キリストに従い、共助会に生きた 三人の女性の問題意識と我々への課題 藤 孝

正月明け9・10日に修養会後半部が、コロナオミクロン株の急激な流行の兆しがみられる中で開催されました。そのために早天礼拝説教担当の阿部真希子さんとシンポジウム④発題担当の荒川朋子さんは欠席されましたが、提出されていたレポートを司会者が代読し、それぞれが感想や意見を述べ合う形式で行われました。

荒川朋子さんは、共助会員として戦前戦後を生きられた三人の女性―山本(櫛田)孝、山田松苗、沢崎良子さんの歴史を共助に発表された文章を辿りながら描き出されました。戦前にあっては職業を持った女性が信仰生活を続けていくことがいかに困難で大変なことであり「会社勤めの繁忙と病身と信仰生活と誘惑との苦闘の中にもがいていた数年は、1週間の戦いに疲れ果てた土曜日の晩、明日の日曜は魂の憩いよりもひたすら身体の休みを希う私でした。
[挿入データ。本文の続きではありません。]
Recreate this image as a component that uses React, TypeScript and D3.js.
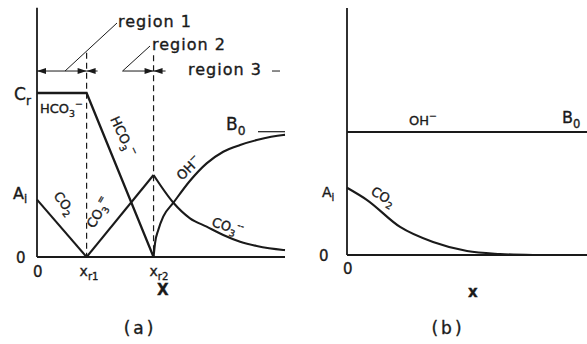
import React from 'react';
import * as d3 from 'd3';

// panel (a): concentration profiles across the three reaction regions
const xr1 = 2.0;
const xr2 = 4.7;
const levelCr = 1.0;
const levelAi = 0.35;
const levelB0 = 0.764;
const arrowLevel = 1.134;

const hco3A: [number, number][] = [[0, 1.0], [2.0, 1.0], [4.7, 0]];
const co2A: [number, number][] = [[0, 0.35], [2.0, 0]];
const co3RiseA: [number, number][] = [[2.0, 0], [4.7, 0.5]];
const co3DecayA: [number, number][] = [[4.7, 0.5], [5.5, 0.331], [6.17, 0.236], [6.84, 0.185], [7.51, 0.134], [8.19, 0.093], [8.86, 0.067], [9.93, 0.043], [10, 0.042]];
const ohA: [number, number][] = [[4.7, 0], [4.76, 0.085], [4.89, 0.165], [5.09, 0.246], [5.5, 0.331], [6.17, 0.465], [6.84, 0.571], [7.51, 0.642], [8.19, 0.683], [8.86, 0.713], [9.93, 0.744], [10, 0.745]];

// panel (b): no reaction plane, CO2 decays from the interface
const levelAiB = 0.41;
const ohB: [number, number][] = [[0, 0.75], [10, 0.75]];
const co2B: [number, number][] = [[0, 0.41], [0.81, 0.335], [2.14, 0.171], [3.47, 0.079], [4.84, 0.024], [6.17, 0.006], [7.5, 0]];

const INK = '#1a1a1a';
const FONT = '"DejaVu Sans", "Liberation Sans", sans-serif';

const xA = d3.scaleLinear().domain([0, 10]).range([37, 285]);
const yA = d3.scaleLinear().domain([0, 1.5]).range([257, 11]);
const xB = d3.scaleLinear().domain([0, 10]).range([347, 595]);
const yB = d3.scaleLinear().domain([0, 1.5]).range([255, 9]);

const lineA = d3.line<[number, number]>().x(d => xA(d[0])).y(d => yA(d[1]));
const smoothA = d3.line<[number, number]>().x(d => xA(d[0])).y(d => yA(d[1])).curve(d3.curveMonotoneX);
const lineB = d3.line<[number, number]>().x(d => xB(d[0])).y(d => yB(d[1]));
const smoothB = d3.line<[number, number]>().x(d => xB(d[0])).y(d => yB(d[1])).curve(d3.curveMonotoneX);

function head(tip: number, y: number, dir: number) {
  return `M${tip},${y}L${tip - dir * 9},${y - 3}L${tip - dir * 9},${y + 3}Z`;
}

function Chem({ x, y, rot = 0, base, sub, sup, size = 13 }: any) {
  return (
    <text transform={`translate(${x},${y}) rotate(${rot})`} fontSize={size} fontFamily={FONT} fill={INK}>
      {base}
      {sub && <tspan fontSize={size * 0.72} dy={size * 0.3}>{sub}</tspan>}
      {sup && <tspan fontSize={size * 0.72} dy={sub ? -size * 0.75 : -size * 0.45}>{sup}</tspan>}
    </text>
  );
}

export default function App() {
  const ya = yA(arrowLevel);
  return (
    <svg width={587} height={344} style={{ position: 'absolute', left: 0, top: 0, background: '#fff' }}>
      <g fill="none" stroke={INK}>
        {/* panel (a) axes */}
        <line x1={xA(0)} x2={xA(0)} y1={yA(1.52)} y2={yA(0)} strokeWidth={1.8} />
        <line x1={xA(0)} x2={xA(10)} y1={yA(0)} y2={yA(0)} strokeWidth={1.8} />
        {/* reaction planes */}
        <line x1={xA(xr1)} x2={xA(xr1)} y1={yA(1.245)} y2={yA(0)} strokeWidth={1.2} strokeDasharray="6,4" />
        <line x1={xA(xr2)} x2={xA(xr2)} y1={yA(1.23)} y2={yA(0)} strokeWidth={1.2} strokeDasharray="6,4" />
        {/* profiles */}
        <path d={lineA(hco3A)!} strokeWidth={2.3} />
        <path d={lineA(co2A)!} strokeWidth={2.1} />
        <path d={lineA(co3RiseA)!} strokeWidth={2.1} />
        <path d={smoothA(co3DecayA)!} strokeWidth={2.1} />
        <path d={smoothA(ohA)!} strokeWidth={2.1} />
        {/* region dimension arrows */}
        <line x1={xA(0)} x2={xA(xr1)} y1={ya} y2={ya} strokeWidth={1} />
        <line x1={xA(xr1)} x2={xA(xr1) + 11} y1={ya} y2={ya} strokeWidth={1} />
        <line x1={xA(3.45)} x2={xA(xr2)} y1={ya} y2={ya} strokeWidth={1} />
        <line x1={xA(xr2)} x2={xA(xr2) + 12} y1={ya} y2={ya} strokeWidth={1} />
        <line x1={xA(1.13)} y1={ya} x2={117} y2={23} strokeWidth={1} />
        <line x1={xA(3.45)} y1={ya} x2={150} y2={46} strokeWidth={1} />
        <line x1={272} x2={280} y1={ya} y2={ya} strokeWidth={1} />
        <line x1={258} x2={285} y1={yA(levelB0)} y2={yA(levelB0)} strokeWidth={1.2} />

        {/* panel (b) */}
        <line x1={xB(0)} x2={xB(0)} y1={yB(1.506)} y2={yB(0)} strokeWidth={1.8} />
        <line x1={xB(0)} x2={xB(10)} y1={yB(0)} y2={yB(0)} strokeWidth={1.8} />
        <path d={lineB(ohB)!} strokeWidth={2.1} />
        <path d={smoothB(co2B)!} strokeWidth={2.1} />
      </g>
      <g fill={INK}>
        <path d={head(xA(0), ya, -1)} />
        <path d={head(xA(xr1), ya, 1)} />
        <path d={head(xA(xr1), ya, -1)} />
        <path d={head(xA(xr2), ya, 1)} />
        <path d={head(xA(xr2), ya, -1)} />
      </g>

      <g fontFamily={FONT} fill={INK} stroke={INK} strokeWidth={0.35}>
        <text x={118} y={27} fontSize={16} letterSpacing={1}>region 1</text>
        <text x={152} y={50} fontSize={16} letterSpacing={1}>region 2</text>
        <text x={188} y={75} fontSize={16} letterSpacing={1}>region 3</text>

        <Chem x={14} y={yA(levelCr) + 7} base="C" sub="r" size={17} />
        <Chem x={13} y={yA(levelAi) - 1} base="A" sub="i" size={16} />
        <Chem x={226} y={yA(levelB0) - 2} base="B" sub="0" size={17} />
        <text x={16} y={yA(0) + 6} fontSize={15}>0</text>
        <text x={xA(0) - 4} y={277} fontSize={15}>0</text>
        <Chem x={xA(xr1) - 7} y={276} base="x" sub="r1" size={14} />
        <Chem x={xA(xr2) - 4} y={276} base="x" sub="r2" size={14} />
        <text x={157} y={295} fontSize={15} fontWeight="bold">X</text>
        <text x={140} y={334} fontSize={17} textAnchor="middle" letterSpacing={3}>(a)</text>

        <Chem x={40} y={113} base="HCO" sub="3" sup="−" size={13} />
        <Chem x={110} y={119} rot={65} base="HCO" sub="3" sup="−" size={13} />
        <Chem x={53} y={196} rot={52} base="CO" sub="2" size={13} />
        <Chem x={94} y={229} rot={-60} base="CO" sub="3" sup="=" size={13} />
        <Chem x={182} y={181} rot={-45} base="OH" sup="−" size={13} />
        <Chem x={211} y={226} rot={17} base="CO" sub="3" sup="--" size={13} />

        {/* panel (b) labels */}
        <Chem x={409} y={125} base="OH" sup="−" size={13} />
        <Chem x={562} y={123} base="B" sub="0" size={16} />
        <Chem x={322} y={197} base="A" sub="i" size={14} />
        <Chem x={370} y={194} rot={30} base="CO" sub="2" size={13} />
        <text x={319} y={261} fontSize={15}>0</text>
        <text x={xB(0) - 4} y={274} fontSize={15}>0</text>
        <text x={468} y={297} fontSize={15} fontWeight="bold">x</text>
        <text x={448} y={334} fontSize={17} textAnchor="middle" letterSpacing={3}>(b)</text>
      </g>
    </svg>
  );
}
」との櫛田さんの表現は、悲痛な魂の叫び声として今でも迫るものがあります。そのようなときに森先生との出会いは、「先生の魂に粘り着くような伝道愛」に支えられ、十字架を棄てることなく生きられたことへの感謝を述べられています。

荒川さんもアジア学院の職員としての働きと、家庭生活と信仰生活とを続けていく困難さを櫛田さんと同じように経験される中で共助会との出会いへと導かれ、また森明以来の「魂に粘り着くような伝道愛」による人格の触れ合いを確かなものとされていることを知りました。

沢崎良子さんは、夫の堅造さんが、祖国の罪の贖いの一端になりたいと願った蒙古伝道に、お子さんと共に渡られましたが、終戦直後に堅造さんとは生き別れになって日本に戻られ、戦後を一人で家庭を守られ生き抜く激動の人生を歩まれました。帰国後に中学校の先生になられましたが、公立中学の先生への伝道は、ほとんど不可能に近いと考えられていましたが「今日も昨日も神無き人々の中に生きていこうと思う。神の恵みの御手と友の祈りの支えを信じて。」と書かれています。そして中国、韓国、東南アジアへの人々に負うべき罪の負い目を、日本人の信仰者は負っていないと反省を促されています。「私たちはどうすればよいのか、教えていただきたいと思います。」という言葉に、荒川さんは、沢崎さんの願いには、「アジアの国々との和解を願って創られたアジア学院の建学の精神が通じるものがあるように感じます。」と応えられています。私はこの文章に、今まで全く違うところで生きてこられた、荒川さんの信仰者としての応答が共助会の友としての繋がりの中で明らかにされていると思いました。

さらに現在の共助会への課題として「1アジアとの対話、和解への取り組、2ジェンダー平等についての向き合い方、3学生伝道をどうするか」という問題提起をされています。

その中に描かれた水俣病の患者さんが最も苦しんでいる時も、分断されてどうにもならない時も「宗教はなーんもせんかった。」という患者さんの絶望した口調で語られていたという言葉が、今も耳に残っています。